At 1:40pm a group of international human rights workers received a call from a Palestinian man, Anan Jabouri, who lives on land he owns directly next to Kiryat Arba settlement. Jabouri told a local Palestinian resident, and member of ISM, that a large group of Israeli settlers had set up a tent on his land and were gathering underneath it. He requested that internationals come to his home in order to ensure the settlers would not become violent, and also to potentially make them leave his land since they had no permission to be there.

In fact the Israeli settlers surrounding the Jabouri home have caused many problems for this family in the past, including constructing a tent which they claim to be a “synagogue” despite the Israeli army and Israeli courts having declared the tent illegal multiple times. This tent is located on the Jabouri family’s land and has caused frequent tension between the settlers and the Palestinian land owners.

It was next to this area that the settlers had set up a tarp/awning for multiple people to stand under.

When the human rights workers arrived at the area, at about 2:15pm, they approached a gathering of Israeli settlers around a band playing music, which was taking place on the Jabouri land, and blocking them from working there. A group of Israeli soldiers and Border Police were also present, and any attempt to walk across the land, or in the vicinity of the gathering, resulted in them blocking passage.

The human rights workers attempted, with members of the Jabouri family, to approach the gathering and pressure the soldiers to remove the settlers from the land. The soldiers told Anan Jabouri that the settlers would be finished in about half an hour and would then be forced to leave.

However, the Israeli settler gathering continued for over an hour longer, despite the Jabouri family’s, and human rights workers’, attempt to encourage the soldiers to make the settlers leave the area. In fact when the group of internationals and Jabouri family members, joined by three members of CPT, tried to work on the land, the army kept telling them to stop.

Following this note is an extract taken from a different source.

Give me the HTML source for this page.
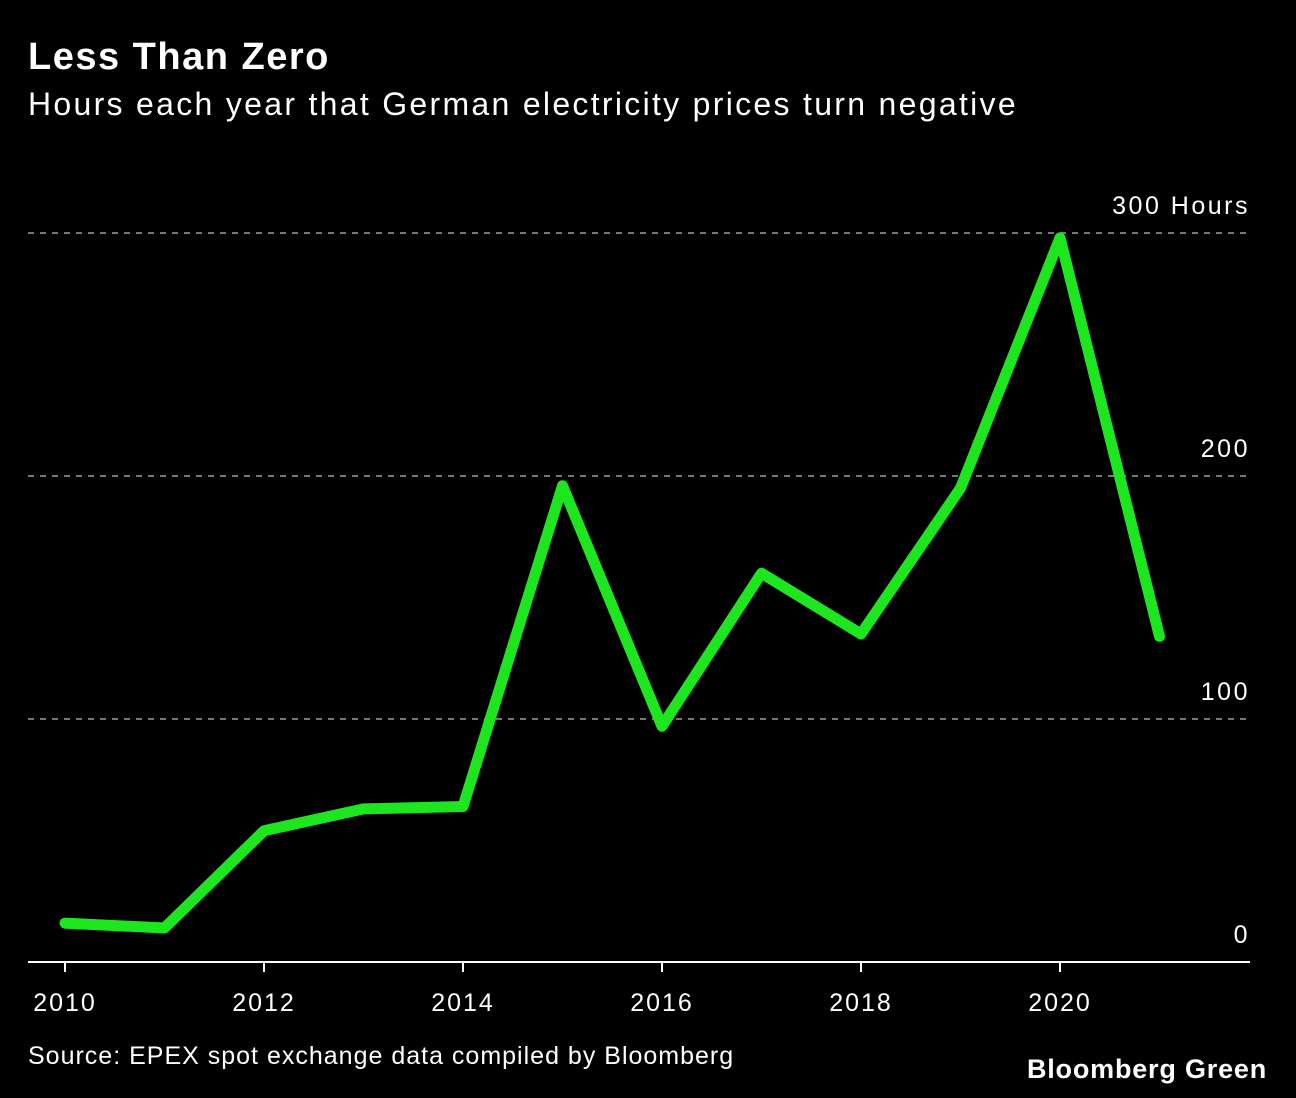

Finally when the settlers decided to leave the area there were many tense moments. The settlers approached Anan Jabouri and tried to make him leave, and also attempted to pressure the soldiers to make him leave the area. Despite this, the majority of the settlers did leave the land, which allowed the human rights workers and the Palestinian family to start working it.

However, the efforts to work all of the land were thwarted by continued presence of about ten settlers which consisted of seven young girls and three adults. This is because the army and police blocked the area around where the settlers were present. This meant in reality a quarter of the land was out of bounds for working.

After this the family managed to bring out sheep and horses to graze the land. This continued peacefully until the son of Anan Jabouri rode the horse outside of the land onto the road. When he returned to the land leading the horse he was met by an army commander who attempted to stop the horse from being led back up onto the grazing point. The son of Anan Jabouri argued with the army commander for a while until the horse eventually broke free from its reigns and ran up the hill. The army commander at this point wanted to arrest Jabouri’s son attempting to put him in the back of the army jeep. This was met by intervention by the human rights workers, who stood in front of the jeep, trying to stop an arrest which seemed to have no reason. The result was that the Israeli police intervened and gave everyone an ultimatum stating that every Palestinian and international must leave the land or the son of Anan Jabouri would be arrested. Anan Jabouri in fear of his son being arrested agreed to leave his land, and his son was released.